The most frustrating thing about the mix (aside from how front heavy they are) is Rich Chycki's tendency to put instruments in to far too many speakers, so you can't pinpoint anything - everything ends up sounding like a mono wall of sound (or noise, delete as appropriate). Case in point, on the song 'Fly By Night' he has a single acoustic guitar coming from all three front speakers, and then reverbs of the same guitar from the rear speakers. The same goes with vocals, and drums, so you end up with everything coming out of every speaker in a big mush. It's just made worse by the copious use of reverb in the rear speakers. I listened to the 5.1 mix on headphones, with the 3 front speakers mixed to one ear, and the two rears in the other ear so I could get a sense of surround placement, and you literally have the whole band thundering away in the front speakers, and only cavernous reverb in the rears. The only discrete element in the mix is during the chorus, when Geddy sings 'Fly by night, away from here...' the two guitar 'pling plings' fly toward the back of the room.
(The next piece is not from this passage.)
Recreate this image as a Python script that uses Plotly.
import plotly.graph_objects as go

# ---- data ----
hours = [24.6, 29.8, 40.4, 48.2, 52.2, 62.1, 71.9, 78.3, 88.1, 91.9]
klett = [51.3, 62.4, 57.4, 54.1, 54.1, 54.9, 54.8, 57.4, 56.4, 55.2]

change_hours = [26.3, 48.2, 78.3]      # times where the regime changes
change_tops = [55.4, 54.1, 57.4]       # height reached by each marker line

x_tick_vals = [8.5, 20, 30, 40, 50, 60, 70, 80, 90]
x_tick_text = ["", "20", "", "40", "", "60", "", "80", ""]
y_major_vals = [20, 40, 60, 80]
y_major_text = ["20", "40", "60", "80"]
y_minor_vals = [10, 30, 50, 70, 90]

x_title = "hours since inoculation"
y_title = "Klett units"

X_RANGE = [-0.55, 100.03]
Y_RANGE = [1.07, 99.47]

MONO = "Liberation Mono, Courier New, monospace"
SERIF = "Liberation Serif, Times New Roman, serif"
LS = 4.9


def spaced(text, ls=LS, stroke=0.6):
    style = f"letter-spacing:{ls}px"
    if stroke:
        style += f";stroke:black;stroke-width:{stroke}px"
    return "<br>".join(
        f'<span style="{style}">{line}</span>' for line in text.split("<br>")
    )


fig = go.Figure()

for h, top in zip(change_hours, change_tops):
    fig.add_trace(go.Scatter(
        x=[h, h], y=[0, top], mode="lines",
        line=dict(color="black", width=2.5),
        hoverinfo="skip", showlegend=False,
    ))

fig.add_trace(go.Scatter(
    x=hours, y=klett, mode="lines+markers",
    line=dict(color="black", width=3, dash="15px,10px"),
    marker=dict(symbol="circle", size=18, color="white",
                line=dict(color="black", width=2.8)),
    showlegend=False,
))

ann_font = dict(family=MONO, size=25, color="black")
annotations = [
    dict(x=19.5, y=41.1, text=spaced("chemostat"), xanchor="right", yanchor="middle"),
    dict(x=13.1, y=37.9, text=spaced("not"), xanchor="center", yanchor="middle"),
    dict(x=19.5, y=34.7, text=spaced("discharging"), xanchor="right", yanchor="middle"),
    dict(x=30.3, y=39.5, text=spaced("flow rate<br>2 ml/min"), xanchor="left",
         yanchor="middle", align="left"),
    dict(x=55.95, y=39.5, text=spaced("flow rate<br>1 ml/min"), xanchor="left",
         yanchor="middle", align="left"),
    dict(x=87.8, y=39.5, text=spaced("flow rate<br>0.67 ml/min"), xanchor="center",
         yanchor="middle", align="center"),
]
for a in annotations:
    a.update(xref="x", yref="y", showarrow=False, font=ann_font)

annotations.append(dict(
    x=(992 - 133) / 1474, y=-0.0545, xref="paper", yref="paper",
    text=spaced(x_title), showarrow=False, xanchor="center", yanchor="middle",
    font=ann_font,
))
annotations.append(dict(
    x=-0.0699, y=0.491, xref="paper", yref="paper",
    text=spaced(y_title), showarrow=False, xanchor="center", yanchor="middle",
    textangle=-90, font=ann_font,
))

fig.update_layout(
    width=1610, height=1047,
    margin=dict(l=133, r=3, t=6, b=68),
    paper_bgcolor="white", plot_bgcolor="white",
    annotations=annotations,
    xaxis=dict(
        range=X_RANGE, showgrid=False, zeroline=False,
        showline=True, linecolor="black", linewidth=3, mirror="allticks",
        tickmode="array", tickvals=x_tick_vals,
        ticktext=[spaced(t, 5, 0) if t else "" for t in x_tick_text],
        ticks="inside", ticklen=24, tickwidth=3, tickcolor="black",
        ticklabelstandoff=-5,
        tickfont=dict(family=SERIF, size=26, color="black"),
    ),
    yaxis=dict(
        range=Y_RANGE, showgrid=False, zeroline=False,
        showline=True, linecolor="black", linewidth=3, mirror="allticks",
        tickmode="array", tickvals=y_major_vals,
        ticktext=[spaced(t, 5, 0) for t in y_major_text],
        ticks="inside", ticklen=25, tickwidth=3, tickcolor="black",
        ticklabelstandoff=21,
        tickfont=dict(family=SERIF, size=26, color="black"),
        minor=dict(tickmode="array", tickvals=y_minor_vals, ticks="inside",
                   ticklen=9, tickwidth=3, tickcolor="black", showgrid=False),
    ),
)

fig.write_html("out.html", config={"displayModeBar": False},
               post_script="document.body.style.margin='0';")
What's the point? Why are all the instruments fighting for space in the front? He doesn't even use the center speaker discretely either, most of the time it sounds like a mono sum of the front left and front right speakers and as such, it ruins the phantom imaging of the front speakers. The occasional discrete elements in the rear speakers are sto o few and far between that they're actually distracting - they almost end up like 'hey look at me!' party tricks that cruelly remind you of how much better the mix could have been. I think if they were going to go with a conservative surround mix they should have done it in the 'big stereo' style that Tom Petty uses and not have these occasional discrete flourishes in the rear speakers.
I also find the bass to be muddy and indistinct most of the time. The weird thing is if you listen to the LFE channel on a full range speaker, it's almost exclusively dry bass guitar (and a bit of kick drum and sometimes synths). The LFE channel hasn't been low pass filtered, so you can hear everything. The dry bass guitar sounds amazing, full of growl and bite, which makes the lifeless way it sounds in the full mix all the more baffling.
To add insult to injury the mixes have been slammed pretty hard with compression - the DR rating for the album is between 10 and 11, which is better than the stereo mix fares, but still poor for a 5.1 mix and way lower than this style of music deserves. The DR database says the old CD mastering of the stereo mix was DR14.